## Entries taken from a collection
>> start
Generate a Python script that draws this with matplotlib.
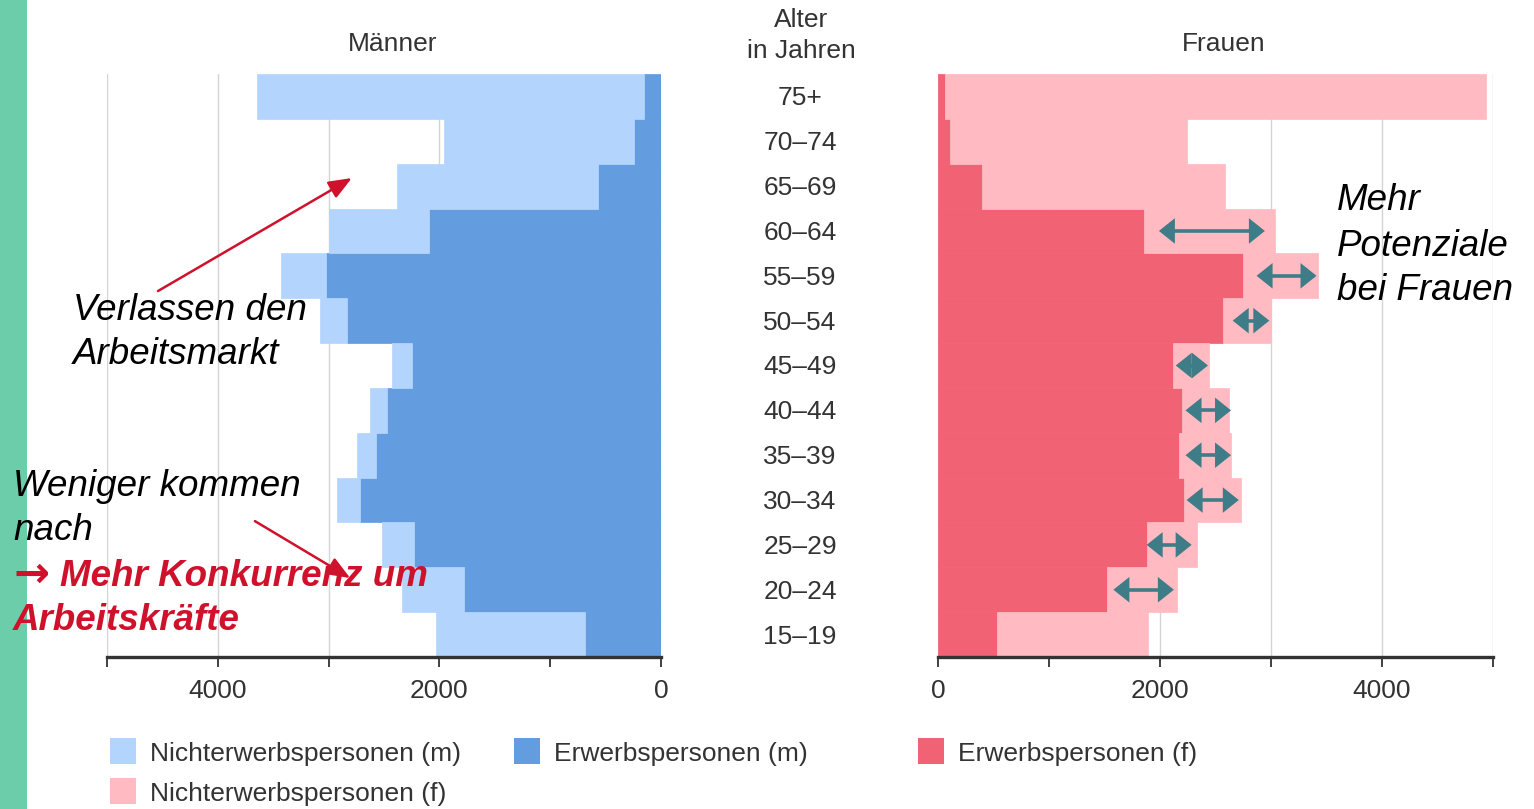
import matplotlib
matplotlib.use("Agg")
import matplotlib.pyplot as plt
import numpy as np
from matplotlib.patches import Rectangle
from matplotlib.transforms import blended_transform_factory, ScaledTranslation

plt.rcParams['font.family'] = ['Liberation Sans', 'DejaVu Sans']

# data, rows from top (75+) to bottom (15-19)
ages = ['75+', '70–74', '65–69', '60–64', '55–59', '50–54', '45–49',
        '40–44', '35–39', '30–34', '25–29', '20–24', '15–19']
erwerb_m = [150, 240, 570, 2090, 3020, 2830, 2250, 2470, 2570, 2720, 2230, 1780, 690]
nicht_m = [3500, 1720, 1810, 910, 410, 250, 180, 160, 170, 200, 290, 560, 1340]
erwerb_f = [60, 110, 400, 1860, 2750, 2570, 2120, 2200, 2170, 2220, 1880, 1520, 530]
nicht_f = [4880, 2130, 2190, 1180, 670, 430, 320, 420, 470, 510, 450, 630, 1360]

# "Potenzial" arrows on the women's side (start/end values, rows 60-64 .. 20-24)
pot_rows = ['60–64', '55–59', '50–54', '45–49', '40–44', '35–39', '30–34', '25–29', '20–24']
pot_start = [1990, 2870, 2655, 2142, 2230, 2230, 2240, 1880, 1580]
pot_end = [2945, 3410, 2985, 2432, 2640, 2640, 2710, 2285, 2125]

legend_labels = ['Nichterwerbspersonen (m)', 'Erwerbspersonen (m)',
                 'Erwerbspersonen (f)', 'Nichterwerbspersonen (f)']

c_light_blue = '#B3D4FC'
c_blue = '#639CDF'
c_red = '#F16275'
c_pink = '#FFBBC1'
c_teal = '#3E7C87'
c_anno = '#D0112B'
c_text = '#333333'
legend_colors = [c_light_blue, c_blue, c_red, c_pink]

W, H = 1534, 809
fig = plt.figure(figsize=(W / 100, H / 100), dpi=100)


def fx(px):
    return px / W


def fy(py):
    return 1 - py / H


def ft(py):
    # text centre, matplotlib centres slightly high
    return fy(py + 3)


ax_m = fig.add_axes([fx(107), fy(657), (661 - 107) / W, (657 - 74) / H])
ax_f = fig.add_axes([fx(938), fy(657), (1493 - 938) / W, (657 - 74) / H])

ypos = np.arange(len(ages))[::-1]
row_of = dict(zip(ages, ypos))

for ax, erw, nicht, c1, c2 in [(ax_m, erwerb_m, nicht_m, c_blue, c_light_blue),
                                (ax_f, erwerb_f, nicht_f, c_red, c_pink)]:
    ax.barh(ypos, erw, height=1.0, color=c1, edgecolor=c1, lw=0.5, zorder=2)
    ax.barh(ypos, nicht, left=erw, height=1.0, color=c2, edgecolor=c2, lw=0.5, zorder=2)
    ax.set_ylim(-0.5, len(ages) - 0.5)
    ax.set_yticks([])
    ax.set_xticks([0, 2000, 4000])
    ax.set_xticks([1000, 3000, 5000], minor=True)
    ax.grid(axis='x', which='both', color='#d4d4d4', lw=1, zorder=0)
    ax.set_axisbelow(True)
    for s in ['top', 'left', 'right']:
        ax.spines[s].set_visible(False)
    ax.spines['bottom'].set_linewidth(2.4)
    ax.spines['bottom'].set_color(c_text)
    ax.spines['bottom'].set_zorder(3)
    ax.tick_params(axis='x', which='both', direction='out', length=7.5, width=1.3,
                   color=c_text, labelsize=19, labelcolor=c_text, pad=8.5)
    ax.set_facecolor('none')

ax_m.set_xlim(5000, 0)
ax_f.set_xlim(0, 5000)

# age labels in the middle
trans = blended_transform_factory(fig.transFigure, ax_m.transData) + \
    ScaledTranslation(0, -0.02, fig.dpi_scale_trans)
for a, yy in zip(ages, ypos):
    fig.text(fx(800), yy, a, transform=trans, ha='center', va='center',
             fontsize=19, color=c_text)

fig.text(fx(393), ft(41), 'Männer', ha='center', va='center', fontsize=19, color=c_text)
fig.text(fx(1224), ft(41), 'Frauen', ha='center', va='center', fontsize=19, color=c_text)
fig.text(fx(801), ft(17), 'Alter', ha='center', va='center', fontsize=19, color=c_text)
fig.text(fx(801), ft(48), 'in Jahren', ha='center', va='center', fontsize=19, color=c_text)

# green strip on the left edge
fig.add_artist(Rectangle((0, 0), fx(27), 1, transform=fig.transFigure,
                         color='#6CCDAA', lw=0, zorder=-1))

# annotation texts
tf = fig.transFigure
for txt, x, y in [('Verlassen den', 73, 307), ('Arbeitsmarkt', 73, 352),
                  ('Weniger kommen', 13, 483), ('nach', 13, 527)]:
    ax_m.text(fx(x), ft(y), txt, transform=tf, fontsize=26.5, style='italic',
              ha='left', va='center', color='black', zorder=5)
ax_m.text(fx(14), ft(572), '→', transform=tf, fontsize=31, weight='bold',
          family='DejaVu Sans', ha='left', va='center', color=c_anno, zorder=5)
ax_m.text(fx(60), ft(574), 'Mehr Konkurrenz um', transform=tf, fontsize=26.5, style='italic',
          weight='bold', ha='left', va='center', color=c_anno, zorder=5)
ax_m.text(fx(13), ft(618), 'Arbeitskräfte', transform=tf, fontsize=26.5, style='italic',
          weight='bold', ha='left', va='center', color=c_anno, zorder=5)
for txt, y in [('Mehr', 198), ('Potenziale', 243), ('bei Frauen', 287)]:
    fig.text(fx(1337), ft(y), txt, fontsize=26.5, style='italic',
             ha='left', va='center', color='black')

# red arrows on the men's side
red_arrow = dict(arrowstyle='-|>,head_length=0.7,head_width=0.28', mutation_scale=20,
                 lw=1.8, color=c_anno, shrinkA=0, shrinkB=0)
ax_m.annotate('', xy=(2790, 10.18), xytext=(4540, 7.66), arrowprops=red_arrow,
              annotation_clip=False, zorder=6)
ax_m.annotate('', xy=(2805, 1.26), xytext=(3665, 2.53), arrowprops=red_arrow,
              annotation_clip=False, zorder=6)

# teal double arrows on the women's side: filled heads + separate shaft
head_px = 16
unit_per_px = 5000 / (1493 - 938)
teal_heads = dict(arrowstyle='<|-|>,head_length=%.3f,head_width=0.46' % (head_px / 27.78),
                  mutation_scale=20, lw=0, color=c_teal, shrinkA=0, shrinkB=0)
for r, s, e in zip(pot_rows, pot_start, pot_end):
    yy = row_of[r]
    ax_f.annotate('', xy=(e, yy), xytext=(s, yy), arrowprops=teal_heads, zorder=4)
    inset = head_px / 2 * unit_per_px
    if e - s > 2 * inset + unit_per_px:
        ax_f.plot([s + inset, e - inset], [yy, yy], color=c_teal, lw=2.6,
                  solid_capstyle='butt', zorder=4)

# legend
legend_pos = [(110, 751), (514, 751), (918, 751), (110, 791)]
for lab, col, (lx, ly) in zip(legend_labels, legend_colors, legend_pos):
    fig.add_artist(Rectangle((fx(lx), fy(ly + 13)), 26 / W, 26 / H,
                             transform=fig.transFigure, color=col, lw=0))
    fig.text(fx(lx + 40), ft(ly), lab, ha='left', va='center', fontsize=19, color=c_text)

fig.savefig('out.png', dpi=100)
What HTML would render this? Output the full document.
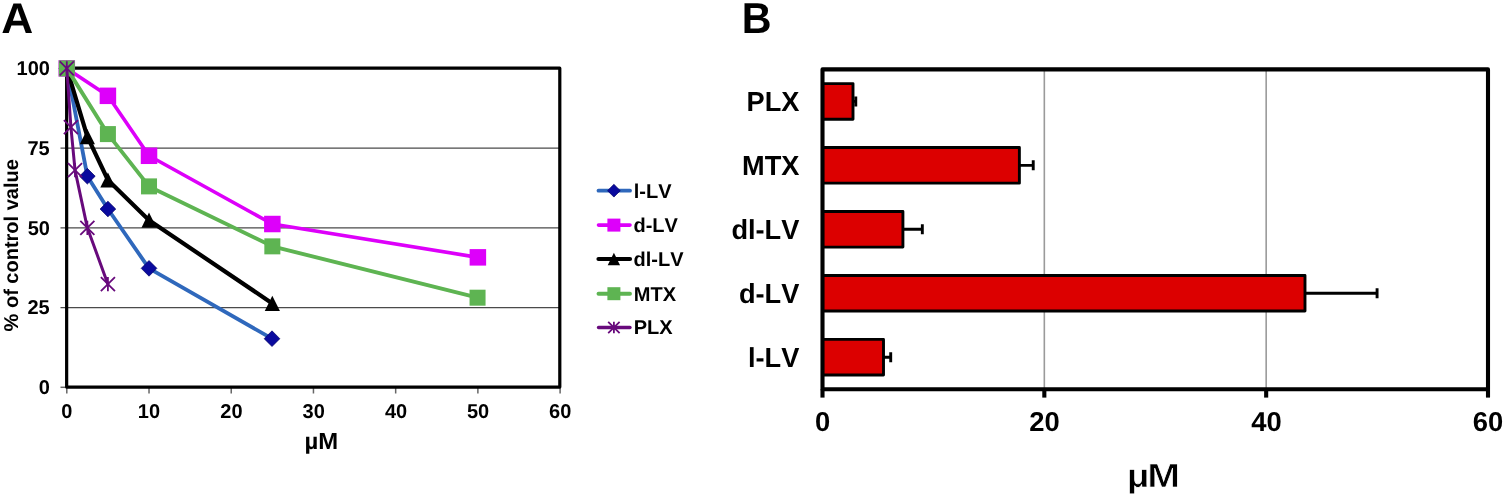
>> end
## Instructions for the task
Leave the pictures out and repeat exactly the lines from the beginning of the records to the line bearing "(f)', 'Nichterwerbspersonen (f)']", both ends counted.

## Result
Generate a Python script that draws this with matplotlib.
import matplotlib
matplotlib.use("Agg")
import matplotlib.pyplot as plt
import numpy as np
from matplotlib.patches import Rectangle
from matplotlib.transforms import blended_transform_factory, ScaledTranslation

plt.rcParams['font.family'] = ['Liberation Sans', 'DejaVu Sans']

# data, rows from top (75+) to bottom (15-19)
ages = ['75+', '70–74', '65–69', '60–64', '55–59', '50–54', '45–49',
        '40–44', '35–39', '30–34', '25–29', '20–24', '15–19']
erwerb_m = [150, 240, 570, 2090, 3020, 2830, 2250, 2470, 2570, 2720, 2230, 1780, 690]
nicht_m = [3500, 1720, 1810, 910, 410, 250, 180, 160, 170, 200, 290, 560, 1340]
erwerb_f = [60, 110, 400, 1860, 2750, 2570, 2120, 2200, 2170, 2220, 1880, 1520, 530]
nicht_f = [4880, 2130, 2190, 1180, 670, 430, 320, 420, 470, 510, 450, 630, 1360]

# "Potenzial" arrows on the women's side (start/end values, rows 60-64 .. 20-24)
pot_rows = ['60–64', '55–59', '50–54', '45–49', '40–44', '35–39', '30–34', '25–29', '20–24']
pot_start = [1990, 2870, 2655, 2142, 2230, 2230, 2240, 1880, 1580]
pot_end = [2945, 3410, 2985, 2432, 2640, 2640, 2710, 2285, 2125]

legend_labels = ['Nichterwerbspersonen (m)', 'Erwerbspersonen (m)',
                 'Erwerbspersonen (f)', 'Nichterwerbspersonen (f)']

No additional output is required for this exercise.